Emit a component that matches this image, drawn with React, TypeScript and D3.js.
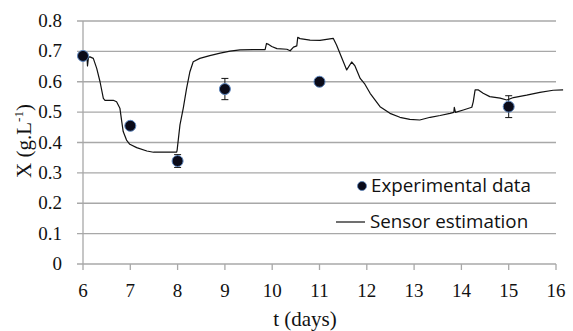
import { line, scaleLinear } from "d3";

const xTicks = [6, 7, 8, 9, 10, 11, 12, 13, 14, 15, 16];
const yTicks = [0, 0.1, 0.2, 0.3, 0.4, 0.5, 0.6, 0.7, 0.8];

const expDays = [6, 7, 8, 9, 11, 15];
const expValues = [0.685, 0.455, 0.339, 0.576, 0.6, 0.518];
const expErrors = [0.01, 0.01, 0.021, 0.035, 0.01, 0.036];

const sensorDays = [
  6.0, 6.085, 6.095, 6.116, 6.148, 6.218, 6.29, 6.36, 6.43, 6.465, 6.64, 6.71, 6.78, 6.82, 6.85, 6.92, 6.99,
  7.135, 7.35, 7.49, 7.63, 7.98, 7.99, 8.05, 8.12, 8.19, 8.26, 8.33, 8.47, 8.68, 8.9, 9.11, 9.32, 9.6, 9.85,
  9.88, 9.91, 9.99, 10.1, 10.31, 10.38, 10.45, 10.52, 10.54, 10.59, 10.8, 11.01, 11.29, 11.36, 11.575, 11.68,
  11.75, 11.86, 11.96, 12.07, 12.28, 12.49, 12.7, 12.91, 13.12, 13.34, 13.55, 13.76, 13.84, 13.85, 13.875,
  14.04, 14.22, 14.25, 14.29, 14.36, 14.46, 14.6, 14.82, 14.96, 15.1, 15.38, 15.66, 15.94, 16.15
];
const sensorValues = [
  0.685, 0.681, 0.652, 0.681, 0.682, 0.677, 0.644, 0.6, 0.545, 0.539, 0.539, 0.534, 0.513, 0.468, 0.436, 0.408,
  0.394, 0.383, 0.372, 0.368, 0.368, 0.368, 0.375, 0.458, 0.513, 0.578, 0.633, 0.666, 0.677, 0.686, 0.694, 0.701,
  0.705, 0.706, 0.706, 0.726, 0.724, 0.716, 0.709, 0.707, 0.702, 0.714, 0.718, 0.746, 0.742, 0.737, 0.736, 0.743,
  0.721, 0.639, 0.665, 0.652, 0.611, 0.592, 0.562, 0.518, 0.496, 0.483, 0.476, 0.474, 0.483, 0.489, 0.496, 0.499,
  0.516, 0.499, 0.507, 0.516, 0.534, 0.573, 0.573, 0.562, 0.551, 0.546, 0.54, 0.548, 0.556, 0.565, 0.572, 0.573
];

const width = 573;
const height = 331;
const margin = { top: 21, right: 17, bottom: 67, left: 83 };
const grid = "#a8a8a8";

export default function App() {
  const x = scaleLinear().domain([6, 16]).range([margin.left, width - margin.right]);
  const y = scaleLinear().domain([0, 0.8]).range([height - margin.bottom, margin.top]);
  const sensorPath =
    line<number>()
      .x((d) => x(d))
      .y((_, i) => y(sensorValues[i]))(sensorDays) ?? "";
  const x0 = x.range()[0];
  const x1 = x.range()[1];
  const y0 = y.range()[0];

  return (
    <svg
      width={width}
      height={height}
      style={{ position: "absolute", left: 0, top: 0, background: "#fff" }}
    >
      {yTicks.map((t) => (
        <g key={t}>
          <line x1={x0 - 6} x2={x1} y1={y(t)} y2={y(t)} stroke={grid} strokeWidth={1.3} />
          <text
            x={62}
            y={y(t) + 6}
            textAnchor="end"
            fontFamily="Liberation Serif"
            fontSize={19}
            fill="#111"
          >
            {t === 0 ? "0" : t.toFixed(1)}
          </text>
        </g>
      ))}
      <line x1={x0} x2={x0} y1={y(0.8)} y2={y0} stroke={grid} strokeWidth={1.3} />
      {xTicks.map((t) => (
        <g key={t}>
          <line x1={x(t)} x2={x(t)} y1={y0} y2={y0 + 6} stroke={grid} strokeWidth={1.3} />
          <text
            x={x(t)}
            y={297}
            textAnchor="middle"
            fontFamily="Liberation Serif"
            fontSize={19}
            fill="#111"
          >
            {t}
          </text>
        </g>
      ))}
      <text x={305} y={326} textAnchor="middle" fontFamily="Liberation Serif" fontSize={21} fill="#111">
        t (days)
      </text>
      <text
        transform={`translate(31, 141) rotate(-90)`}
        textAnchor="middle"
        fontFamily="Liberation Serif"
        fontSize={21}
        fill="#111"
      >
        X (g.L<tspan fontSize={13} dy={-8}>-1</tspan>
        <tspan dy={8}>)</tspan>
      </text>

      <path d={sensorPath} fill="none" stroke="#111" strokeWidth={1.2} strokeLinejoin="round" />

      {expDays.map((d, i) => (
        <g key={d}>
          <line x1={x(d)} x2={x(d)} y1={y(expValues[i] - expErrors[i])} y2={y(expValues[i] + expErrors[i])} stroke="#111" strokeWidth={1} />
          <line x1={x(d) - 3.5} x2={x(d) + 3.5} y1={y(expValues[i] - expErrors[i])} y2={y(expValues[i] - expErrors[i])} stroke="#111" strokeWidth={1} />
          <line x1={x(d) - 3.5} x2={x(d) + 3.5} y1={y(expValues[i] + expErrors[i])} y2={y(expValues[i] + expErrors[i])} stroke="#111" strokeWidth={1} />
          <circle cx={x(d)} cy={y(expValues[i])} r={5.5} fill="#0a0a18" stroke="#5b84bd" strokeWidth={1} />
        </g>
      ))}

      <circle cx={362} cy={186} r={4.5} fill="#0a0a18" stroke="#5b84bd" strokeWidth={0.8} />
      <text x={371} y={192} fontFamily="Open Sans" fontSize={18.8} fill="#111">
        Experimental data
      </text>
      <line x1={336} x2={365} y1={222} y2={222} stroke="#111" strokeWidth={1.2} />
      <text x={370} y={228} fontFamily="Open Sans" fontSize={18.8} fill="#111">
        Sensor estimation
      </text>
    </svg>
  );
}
*****
* _To do_: Would you set down the listing exactly, omitting pictures?

* _Answer for the task_:
Emit a component that matches this image, drawn with React, TypeScript and D3.js.
import { line, scaleLinear } from "d3";

const xTicks = [6, 7, 8, 9, 10, 11, 12, 13, 14, 15, 16];
const yTicks = [0, 0.1, 0.2, 0.3, 0.4, 0.5, 0.6, 0.7, 0.8];

const expDays = [6, 7, 8, 9, 11, 15];
const expValues = [0.685, 0.455, 0.339, 0.576, 0.6, 0.518];
const expErrors = [0.01, 0.01, 0.021, 0.035, 0.01, 0.036];

const sensorDays = [
  6.0, 6.085, 6.095, 6.116, 6.148, 6.218, 6.29, 6.36, 6.43, 6.465, 6.64, 6.71, 6.78, 6.82, 6.85, 6.92, 6.99,
  7.135, 7.35, 7.49, 7.63, 7.98, 7.99, 8.05, 8.12, 8.19, 8.26, 8.33, 8.47, 8.68, 8.9, 9.11, 9.32, 9.6, 9.85,
  9.88, 9.91, 9.99, 10.1, 10.31, 10.38, 10.45, 10.52, 10.54, 10.59, 10.8, 11.01, 11.29, 11.36, 11.575, 11.68,
  11.75, 11.86, 11.96, 12.07, 12.28, 12.49, 12.7, 12.91, 13.12, 13.34, 13.55, 13.76, 13.84, 13.85, 13.875,
  14.04, 14.22, 14.25, 14.29, 14.36, 14.46, 14.6, 14.82, 14.96, 15.1, 15.38, 15.66, 15.94, 16.15
];
const sensorValues = [
  0.685, 0.681, 0.652, 0.681, 0.682, 0.677, 0.644, 0.6, 0.545, 0.539, 0.539, 0.534, 0.513, 0.468, 0.436, 0.408,
  0.394, 0.383, 0.372, 0.368, 0.368, 0.368, 0.375, 0.458, 0.513, 0.578, 0.633, 0.666, 0.677, 0.686, 0.694, 0.701,
  0.705, 0.706, 0.706, 0.726, 0.724, 0.716, 0.709, 0.707, 0.702, 0.714, 0.718, 0.746, 0.742, 0.737, 0.736, 0.743,
  0.721, 0.639, 0.665, 0.652, 0.611, 0.592, 0.562, 0.518, 0.496, 0.483, 0.476, 0.474, 0.483, 0.489, 0.496, 0.499,
  0.516, 0.499, 0.507, 0.516, 0.534, 0.573, 0.573, 0.562, 0.551, 0.546, 0.54, 0.548, 0.556, 0.565, 0.572, 0.573
];

const width = 573;
const height = 331;
const margin = { top: 21, right: 17, bottom: 67, left: 83 };
const grid = "#a8a8a8";

export default function App() {
  const x = scaleLinear().domain([6, 16]).range([margin.left, width - margin.right]);
  const y = scaleLinear().domain([0, 0.8]).range([height - margin.bottom, margin.top]);
  const sensorPath =
    line<number>()
      .x((d) => x(d))
      .y((_, i) => y(sensorValues[i]))(sensorDays) ?? "";
  const x0 = x.range()[0];
  const x1 = x.range()[1];
  const y0 = y.range()[0];

  return (
    <svg
      width={width}
      height={height}
      style={{ position: "absolute", left: 0, top: 0, background: "#fff" }}
    >
      {yTicks.map((t) => (
        <g key={t}>
          <line x1={x0 - 6} x2={x1} y1={y(t)} y2={y(t)} stroke={grid} strokeWidth={1.3} />
          <text
            x={62}
            y={y(t) + 6}
            textAnchor="end"
            fontFamily="Liberation Serif"
            fontSize={19}
            fill="#111"
          >
            {t === 0 ? "0" : t.toFixed(1)}
          </text>
        </g>
      ))}
      <line x1={x0} x2={x0} y1={y(0.8)} y2={y0} stroke={grid} strokeWidth={1.3} />
      {xTicks.map((t) => (
        <g key={t}>
          <line x1={x(t)} x2={x(t)} y1={y0} y2={y0 + 6} stroke={grid} strokeWidth={1.3} />
          <text
            x={x(t)}
            y={297}
            textAnchor="middle"
            fontFamily="Liberation Serif"
            fontSize={19}
            fill="#111"
          >
            {t}
          </text>
        </g>
      ))}
      <text x={305} y={326} textAnchor="middle" fontFamily="Liberation Serif" fontSize={21} fill="#111">
        t (days)
      </text>
      <text
        transform={`translate(31, 141) rotate(-90)`}
        textAnchor="middle"
        fontFamily="Liberation Serif"
        fontSize={21}
        fill="#111"
      >
        X (g.L<tspan fontSize={13} dy={-8}>-1</tspan>
        <tspan dy={8}>)</tspan>
      </text>

      <path d={sensorPath} fill="none" stroke="#111" strokeWidth={1.2} strokeLinejoin="round" />

      {expDays.map((d, i) => (
        <g key={d}>
          <line x1={x(d)} x2={x(d)} y1={y(expValues[i] - expErrors[i])} y2={y(expValues[i] + expErrors[i])} stroke="#111" strokeWidth={1} />
          <line x1={x(d) - 3.5} x2={x(d) + 3.5} y1={y(expValues[i] - expErrors[i])} y2={y(expValues[i] - expErrors[i])} stroke="#111" strokeWidth={1} />
          <line x1={x(d) - 3.5} x2={x(d) + 3.5} y1={y(expValues[i] + expErrors[i])} y2={y(expValues[i] + expErrors[i])} stroke="#111" strokeWidth={1} />
          <circle cx={x(d)} cy={y(expValues[i])} r={5.5} fill="#0a0a18" stroke="#5b84bd" strokeWidth={1} />
        </g>
      ))}

      <circle cx={362} cy={186} r={4.5} fill="#0a0a18" stroke="#5b84bd" strokeWidth={0.8} />
      <text x={371} y={192} fontFamily="Open Sans" fontSize={18.8} fill="#111">
        Experimental data
      </text>
      <line x1={336} x2={365} y1={222} y2={222} stroke="#111" strokeWidth={1.2} />
      <text x={370} y={228} fontFamily="Open Sans" fontSize={18.8} fill="#111">
        Sensor estimation
      </text>
    </svg>
  );
}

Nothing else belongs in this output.